## YOUR INSTRUCTIONS
Repeat the data word for word. Do not include the pictures.

## MATERIAL PROVIDED
'''

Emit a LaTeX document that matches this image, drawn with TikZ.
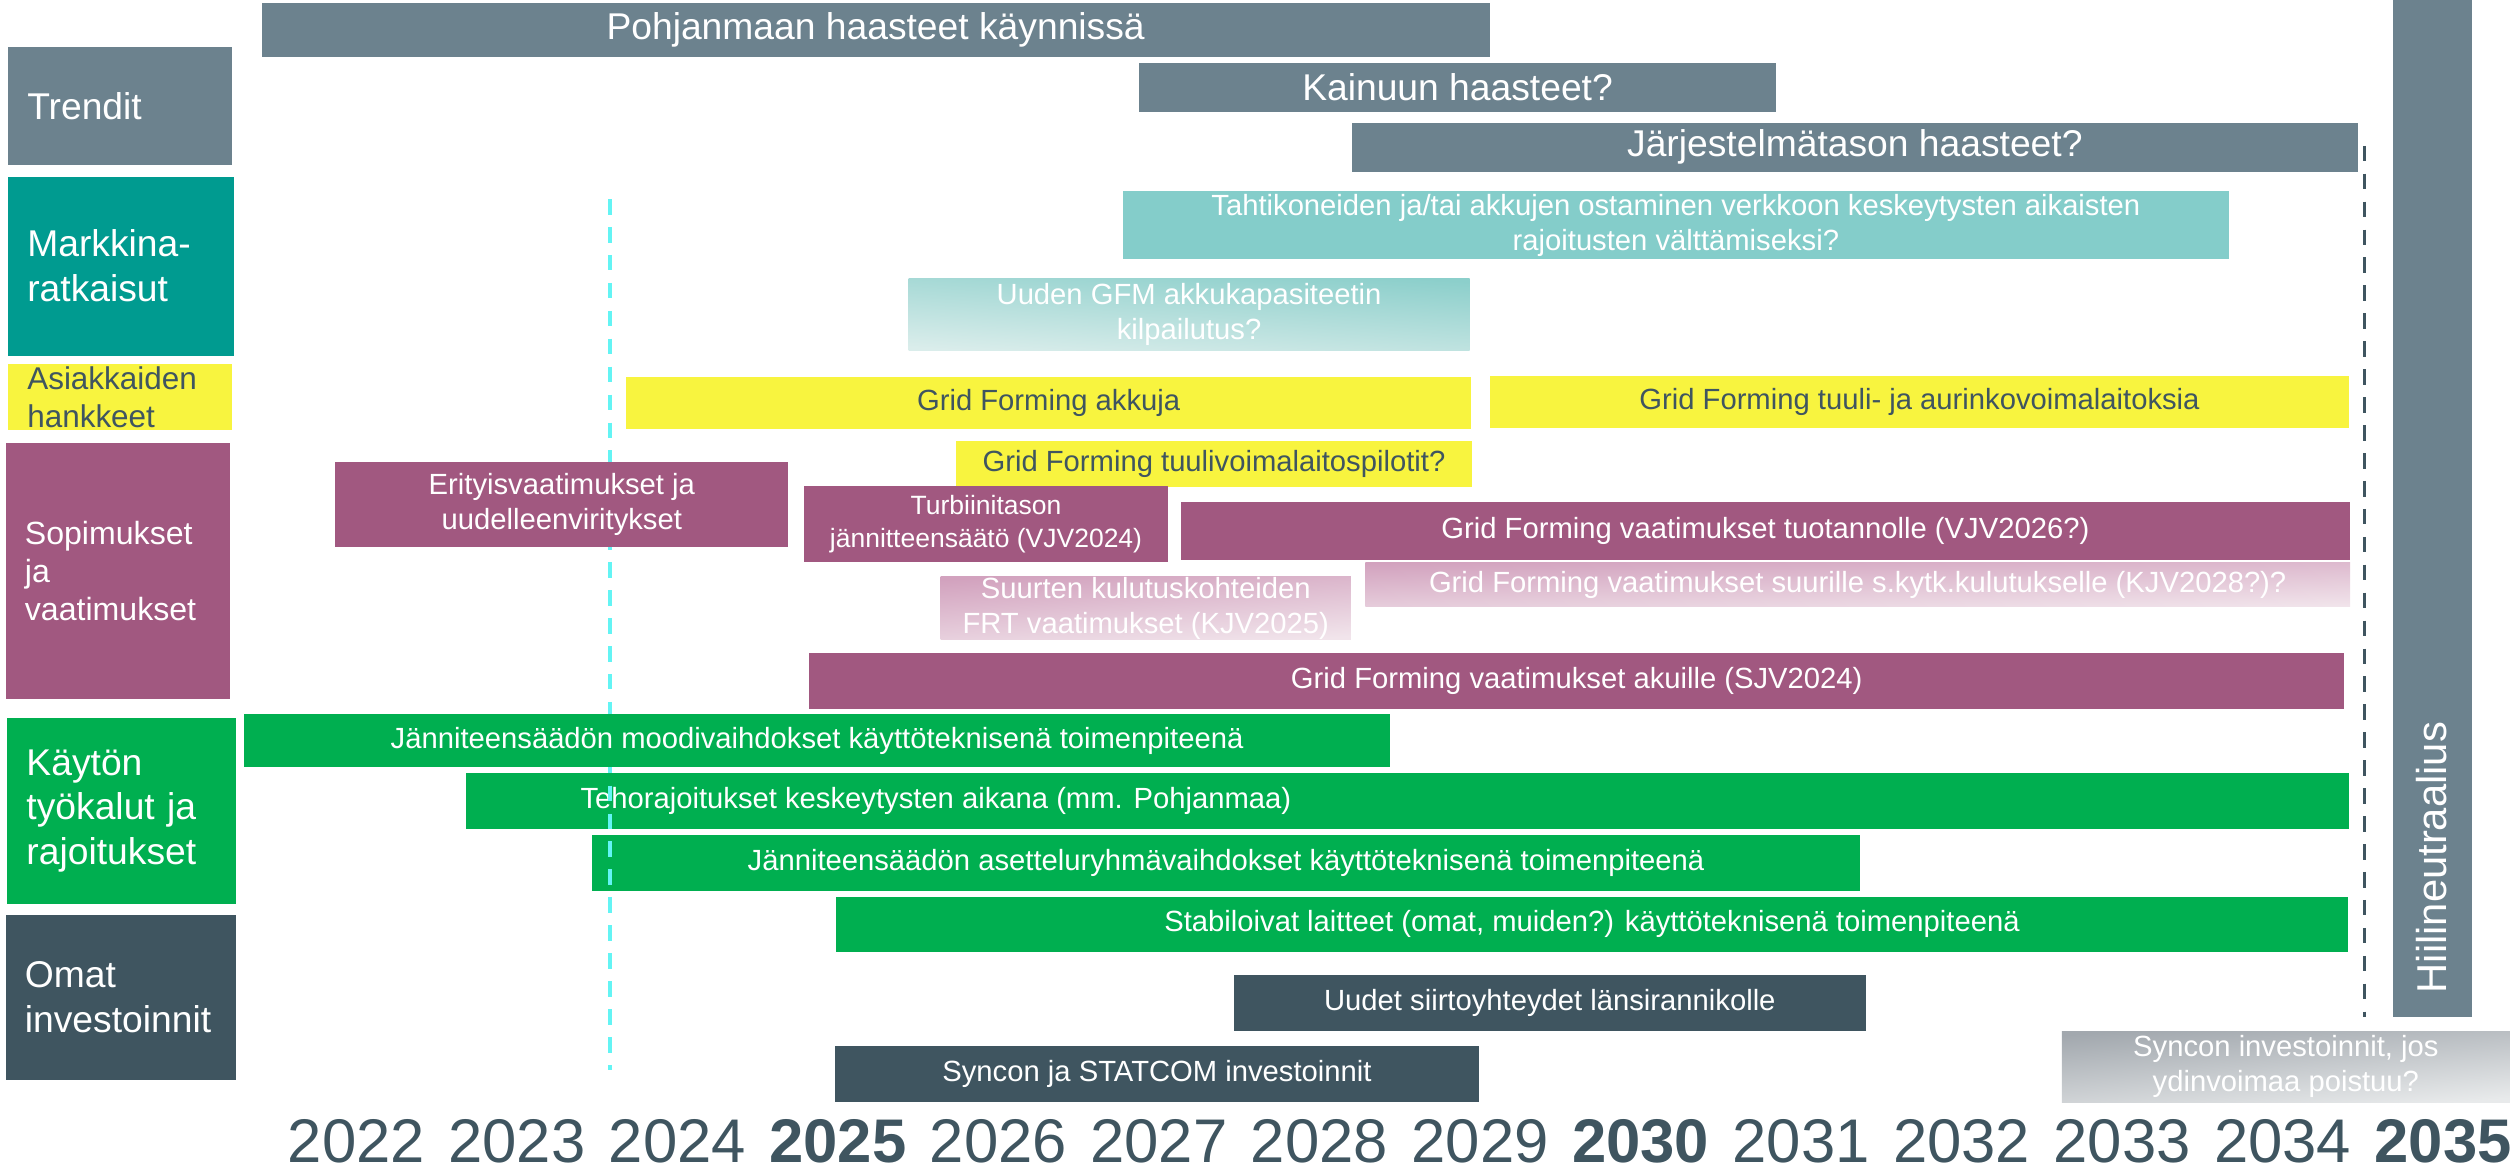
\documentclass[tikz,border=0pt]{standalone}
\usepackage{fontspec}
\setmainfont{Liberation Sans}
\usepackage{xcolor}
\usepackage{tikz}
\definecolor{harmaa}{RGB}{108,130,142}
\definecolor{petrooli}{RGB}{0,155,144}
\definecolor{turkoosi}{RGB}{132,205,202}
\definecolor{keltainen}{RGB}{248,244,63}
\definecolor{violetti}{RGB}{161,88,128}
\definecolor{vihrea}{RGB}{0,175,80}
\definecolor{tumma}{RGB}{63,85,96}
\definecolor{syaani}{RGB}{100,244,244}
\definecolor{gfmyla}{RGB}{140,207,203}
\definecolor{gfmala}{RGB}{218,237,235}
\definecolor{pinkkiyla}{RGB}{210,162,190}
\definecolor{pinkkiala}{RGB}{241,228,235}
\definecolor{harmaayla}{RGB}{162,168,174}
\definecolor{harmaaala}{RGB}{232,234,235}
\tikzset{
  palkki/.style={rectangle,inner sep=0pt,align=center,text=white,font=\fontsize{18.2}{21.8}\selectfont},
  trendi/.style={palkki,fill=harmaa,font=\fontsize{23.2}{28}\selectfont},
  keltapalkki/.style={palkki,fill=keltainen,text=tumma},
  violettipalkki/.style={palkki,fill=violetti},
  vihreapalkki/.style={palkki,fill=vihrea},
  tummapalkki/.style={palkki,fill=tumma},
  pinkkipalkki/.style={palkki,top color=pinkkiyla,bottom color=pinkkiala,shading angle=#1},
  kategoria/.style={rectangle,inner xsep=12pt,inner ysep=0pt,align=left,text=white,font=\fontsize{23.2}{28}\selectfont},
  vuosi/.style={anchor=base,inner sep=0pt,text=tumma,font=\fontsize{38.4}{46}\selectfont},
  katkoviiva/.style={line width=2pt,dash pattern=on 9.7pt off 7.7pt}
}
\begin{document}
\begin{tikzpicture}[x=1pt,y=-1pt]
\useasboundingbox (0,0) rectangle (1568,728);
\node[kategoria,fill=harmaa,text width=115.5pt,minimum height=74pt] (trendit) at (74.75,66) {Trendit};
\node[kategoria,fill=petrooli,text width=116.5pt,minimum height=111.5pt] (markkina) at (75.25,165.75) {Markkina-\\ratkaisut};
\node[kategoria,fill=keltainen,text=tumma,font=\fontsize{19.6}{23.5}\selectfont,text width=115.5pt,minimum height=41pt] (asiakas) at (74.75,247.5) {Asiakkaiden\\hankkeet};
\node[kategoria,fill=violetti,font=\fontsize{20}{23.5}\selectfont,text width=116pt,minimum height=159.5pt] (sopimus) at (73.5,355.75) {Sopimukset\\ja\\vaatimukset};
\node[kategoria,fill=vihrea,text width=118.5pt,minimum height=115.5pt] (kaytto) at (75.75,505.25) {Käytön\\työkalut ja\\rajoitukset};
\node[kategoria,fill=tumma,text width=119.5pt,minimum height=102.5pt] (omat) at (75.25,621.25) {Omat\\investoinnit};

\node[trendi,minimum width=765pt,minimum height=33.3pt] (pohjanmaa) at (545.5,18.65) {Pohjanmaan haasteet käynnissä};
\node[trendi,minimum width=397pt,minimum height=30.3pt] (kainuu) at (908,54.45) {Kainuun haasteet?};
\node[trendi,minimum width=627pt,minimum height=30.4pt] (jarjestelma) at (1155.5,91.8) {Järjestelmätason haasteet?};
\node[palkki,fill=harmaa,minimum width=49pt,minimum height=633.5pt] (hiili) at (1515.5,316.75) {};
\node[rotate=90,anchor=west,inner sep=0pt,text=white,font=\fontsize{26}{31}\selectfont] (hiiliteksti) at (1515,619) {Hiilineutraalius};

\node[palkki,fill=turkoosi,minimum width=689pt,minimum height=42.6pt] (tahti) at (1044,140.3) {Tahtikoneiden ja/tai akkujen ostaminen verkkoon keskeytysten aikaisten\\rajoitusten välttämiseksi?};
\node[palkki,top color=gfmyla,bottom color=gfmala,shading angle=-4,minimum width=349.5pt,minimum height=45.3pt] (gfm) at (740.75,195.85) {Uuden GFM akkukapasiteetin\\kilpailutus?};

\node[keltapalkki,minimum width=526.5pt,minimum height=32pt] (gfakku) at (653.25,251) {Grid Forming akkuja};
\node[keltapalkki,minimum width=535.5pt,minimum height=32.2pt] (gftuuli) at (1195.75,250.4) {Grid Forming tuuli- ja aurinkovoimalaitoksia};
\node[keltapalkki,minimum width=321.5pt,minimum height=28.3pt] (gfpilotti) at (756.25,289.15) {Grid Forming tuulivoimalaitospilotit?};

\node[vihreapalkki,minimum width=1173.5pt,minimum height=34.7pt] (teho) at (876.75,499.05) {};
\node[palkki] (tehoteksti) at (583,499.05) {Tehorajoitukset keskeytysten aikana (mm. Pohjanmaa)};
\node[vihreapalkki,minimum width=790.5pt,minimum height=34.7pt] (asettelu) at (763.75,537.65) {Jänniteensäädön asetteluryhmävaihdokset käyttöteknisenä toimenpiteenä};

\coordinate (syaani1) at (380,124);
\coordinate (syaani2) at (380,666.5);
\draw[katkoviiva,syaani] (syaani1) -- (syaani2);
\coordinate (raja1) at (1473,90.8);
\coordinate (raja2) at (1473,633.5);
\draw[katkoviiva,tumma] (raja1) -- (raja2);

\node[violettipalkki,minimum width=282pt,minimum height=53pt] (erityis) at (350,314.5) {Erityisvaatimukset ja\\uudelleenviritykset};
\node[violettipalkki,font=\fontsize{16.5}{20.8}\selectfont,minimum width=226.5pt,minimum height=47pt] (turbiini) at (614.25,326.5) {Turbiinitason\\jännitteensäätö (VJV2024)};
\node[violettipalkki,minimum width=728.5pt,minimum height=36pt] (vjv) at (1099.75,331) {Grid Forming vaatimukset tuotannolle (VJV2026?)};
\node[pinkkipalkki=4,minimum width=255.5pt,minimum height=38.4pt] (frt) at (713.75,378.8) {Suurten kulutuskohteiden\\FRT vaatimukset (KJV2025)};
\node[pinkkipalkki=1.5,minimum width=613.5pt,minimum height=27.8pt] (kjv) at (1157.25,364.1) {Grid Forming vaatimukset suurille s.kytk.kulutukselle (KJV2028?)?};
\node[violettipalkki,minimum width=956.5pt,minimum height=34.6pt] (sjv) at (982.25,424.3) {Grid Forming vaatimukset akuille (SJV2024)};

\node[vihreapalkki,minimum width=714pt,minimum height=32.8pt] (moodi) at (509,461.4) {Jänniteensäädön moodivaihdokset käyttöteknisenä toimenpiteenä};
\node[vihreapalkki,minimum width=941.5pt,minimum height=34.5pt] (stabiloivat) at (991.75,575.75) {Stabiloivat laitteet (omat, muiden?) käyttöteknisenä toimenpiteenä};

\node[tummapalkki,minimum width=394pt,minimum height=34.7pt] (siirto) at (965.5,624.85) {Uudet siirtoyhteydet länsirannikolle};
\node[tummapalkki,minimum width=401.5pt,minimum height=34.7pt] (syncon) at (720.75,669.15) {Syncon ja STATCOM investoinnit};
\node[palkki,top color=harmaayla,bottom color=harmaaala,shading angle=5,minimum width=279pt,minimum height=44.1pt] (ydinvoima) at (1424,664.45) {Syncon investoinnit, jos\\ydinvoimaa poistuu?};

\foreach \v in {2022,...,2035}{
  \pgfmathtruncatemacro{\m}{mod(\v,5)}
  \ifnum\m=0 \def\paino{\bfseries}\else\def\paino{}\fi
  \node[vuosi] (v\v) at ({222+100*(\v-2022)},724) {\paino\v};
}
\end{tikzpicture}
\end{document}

'''

## EXERCISE RESPONSE
Emit a LaTeX document that matches this image, drawn with TikZ.
\documentclass[tikz,border=0pt]{standalone}
\usepackage{fontspec}
\setmainfont{Liberation Sans}
\usepackage{xcolor}
\usepackage{tikz}
\definecolor{harmaa}{RGB}{108,130,142}
\definecolor{petrooli}{RGB}{0,155,144}
\definecolor{turkoosi}{RGB}{132,205,202}
\definecolor{keltainen}{RGB}{248,244,63}
\definecolor{violetti}{RGB}{161,88,128}
\definecolor{vihrea}{RGB}{0,175,80}
\definecolor{tumma}{RGB}{63,85,96}
\definecolor{syaani}{RGB}{100,244,244}
\definecolor{gfmyla}{RGB}{140,207,203}
\definecolor{gfmala}{RGB}{218,237,235}
\definecolor{pinkkiyla}{RGB}{210,162,190}
\definecolor{pinkkiala}{RGB}{241,228,235}
\definecolor{harmaayla}{RGB}{162,168,174}
\definecolor{harmaaala}{RGB}{232,234,235}
\tikzset{
  palkki/.style={rectangle,inner sep=0pt,align=center,text=white,font=\fontsize{18.2}{21.8}\selectfont},
  trendi/.style={palkki,fill=harmaa,font=\fontsize{23.2}{28}\selectfont},
  keltapalkki/.style={palkki,fill=keltainen,text=tumma},
  violettipalkki/.style={palkki,fill=violetti},
  vihreapalkki/.style={palkki,fill=vihrea},
  tummapalkki/.style={palkki,fill=tumma},
  pinkkipalkki/.style={palkki,top color=pinkkiyla,bottom color=pinkkiala,shading angle=#1},
  kategoria/.style={rectangle,inner xsep=12pt,inner ysep=0pt,align=left,text=white,font=\fontsize{23.2}{28}\selectfont},
  vuosi/.style={anchor=base,inner sep=0pt,text=tumma,font=\fontsize{38.4}{46}\selectfont},
  katkoviiva/.style={line width=2pt,dash pattern=on 9.7pt off 7.7pt}
}
\begin{document}
\begin{tikzpicture}[x=1pt,y=-1pt]
\useasboundingbox (0,0) rectangle (1568,728);
\node[kategoria,fill=harmaa,text width=115.5pt,minimum height=74pt] (trendit) at (74.75,66) {Trendit};
\node[kategoria,fill=petrooli,text width=116.5pt,minimum height=111.5pt] (markkina) at (75.25,165.75) {Markkina-\\ratkaisut};
\node[kategoria,fill=keltainen,text=tumma,font=\fontsize{19.6}{23.5}\selectfont,text width=115.5pt,minimum height=41pt] (asiakas) at (74.75,247.5) {Asiakkaiden\\hankkeet};
\node[kategoria,fill=violetti,font=\fontsize{20}{23.5}\selectfont,text width=116pt,minimum height=159.5pt] (sopimus) at (73.5,355.75) {Sopimukset\\ja\\vaatimukset};
\node[kategoria,fill=vihrea,text width=118.5pt,minimum height=115.5pt] (kaytto) at (75.75,505.25) {Käytön\\työkalut ja\\rajoitukset};
\node[kategoria,fill=tumma,text width=119.5pt,minimum height=102.5pt] (omat) at (75.25,621.25) {Omat\\investoinnit};

\node[trendi,minimum width=765pt,minimum height=33.3pt] (pohjanmaa) at (545.5,18.65) {Pohjanmaan haasteet käynnissä};
\node[trendi,minimum width=397pt,minimum height=30.3pt] (kainuu) at (908,54.45) {Kainuun haasteet?};
\node[trendi,minimum width=627pt,minimum height=30.4pt] (jarjestelma) at (1155.5,91.8) {Järjestelmätason haasteet?};
\node[palkki,fill=harmaa,minimum width=49pt,minimum height=633.5pt] (hiili) at (1515.5,316.75) {};
\node[rotate=90,anchor=west,inner sep=0pt,text=white,font=\fontsize{26}{31}\selectfont] (hiiliteksti) at (1515,619) {Hiilineutraalius};

\node[palkki,fill=turkoosi,minimum width=689pt,minimum height=42.6pt] (tahti) at (1044,140.3) {Tahtikoneiden ja/tai akkujen ostaminen verkkoon keskeytysten aikaisten\\rajoitusten välttämiseksi?};
\node[palkki,top color=gfmyla,bottom color=gfmala,shading angle=-4,minimum width=349.5pt,minimum height=45.3pt] (gfm) at (740.75,195.85) {Uuden GFM akkukapasiteetin\\kilpailutus?};

\node[keltapalkki,minimum width=526.5pt,minimum height=32pt] (gfakku) at (653.25,251) {Grid Forming akkuja};
\node[keltapalkki,minimum width=535.5pt,minimum height=32.2pt] (gftuuli) at (1195.75,250.4) {Grid Forming tuuli- ja aurinkovoimalaitoksia};
\node[keltapalkki,minimum width=321.5pt,minimum height=28.3pt] (gfpilotti) at (756.25,289.15) {Grid Forming tuulivoimalaitospilotit?};

\node[vihreapalkki,minimum width=1173.5pt,minimum height=34.7pt] (teho) at (876.75,499.05) {};
\node[palkki] (tehoteksti) at (583,499.05) {Tehorajoitukset keskeytysten aikana (mm. Pohjanmaa)};
\node[vihreapalkki,minimum width=790.5pt,minimum height=34.7pt] (asettelu) at (763.75,537.65) {Jänniteensäädön asetteluryhmävaihdokset käyttöteknisenä toimenpiteenä};

\coordinate (syaani1) at (380,124);
\coordinate (syaani2) at (380,666.5);
\draw[katkoviiva,syaani] (syaani1) -- (syaani2);
\coordinate (raja1) at (1473,90.8);
\coordinate (raja2) at (1473,633.5);
\draw[katkoviiva,tumma] (raja1) -- (raja2);

\node[violettipalkki,minimum width=282pt,minimum height=53pt] (erityis) at (350,314.5) {Erityisvaatimukset ja\\uudelleenviritykset};
\node[violettipalkki,font=\fontsize{16.5}{20.8}\selectfont,minimum width=226.5pt,minimum height=47pt] (turbiini) at (614.25,326.5) {Turbiinitason\\jännitteensäätö (VJV2024)};
\node[violettipalkki,minimum width=728.5pt,minimum height=36pt] (vjv) at (1099.75,331) {Grid Forming vaatimukset tuotannolle (VJV2026?)};
\node[pinkkipalkki=4,minimum width=255.5pt,minimum height=38.4pt] (frt) at (713.75,378.8) {Suurten kulutuskohteiden\\FRT vaatimukset (KJV2025)};
\node[pinkkipalkki=1.5,minimum width=613.5pt,minimum height=27.8pt] (kjv) at (1157.25,364.1) {Grid Forming vaatimukset suurille s.kytk.kulutukselle (KJV2028?)?};
\node[violettipalkki,minimum width=956.5pt,minimum height=34.6pt] (sjv) at (982.25,424.3) {Grid Forming vaatimukset akuille (SJV2024)};

\node[vihreapalkki,minimum width=714pt,minimum height=32.8pt] (moodi) at (509,461.4) {Jänniteensäädön moodivaihdokset käyttöteknisenä toimenpiteenä};
\node[vihreapalkki,minimum width=941.5pt,minimum height=34.5pt] (stabiloivat) at (991.75,575.75) {Stabiloivat laitteet (omat, muiden?) käyttöteknisenä toimenpiteenä};

\node[tummapalkki,minimum width=394pt,minimum height=34.7pt] (siirto) at (965.5,624.85) {Uudet siirtoyhteydet länsirannikolle};
\node[tummapalkki,minimum width=401.5pt,minimum height=34.7pt] (syncon) at (720.75,669.15) {Syncon ja STATCOM investoinnit};
\node[palkki,top color=harmaayla,bottom color=harmaaala,shading angle=5,minimum width=279pt,minimum height=44.1pt] (ydinvoima) at (1424,664.45) {Syncon investoinnit, jos\\ydinvoimaa poistuu?};

\foreach \v in {2022,...,2035}{
  \pgfmathtruncatemacro{\m}{mod(\v,5)}
  \ifnum\m=0 \def\paino{\bfseries}\else\def\paino{}\fi
  \node[vuosi] (v\v) at ({222+100*(\v-2022)},724) {\paino\v};
}
\end{tikzpicture}
\end{document}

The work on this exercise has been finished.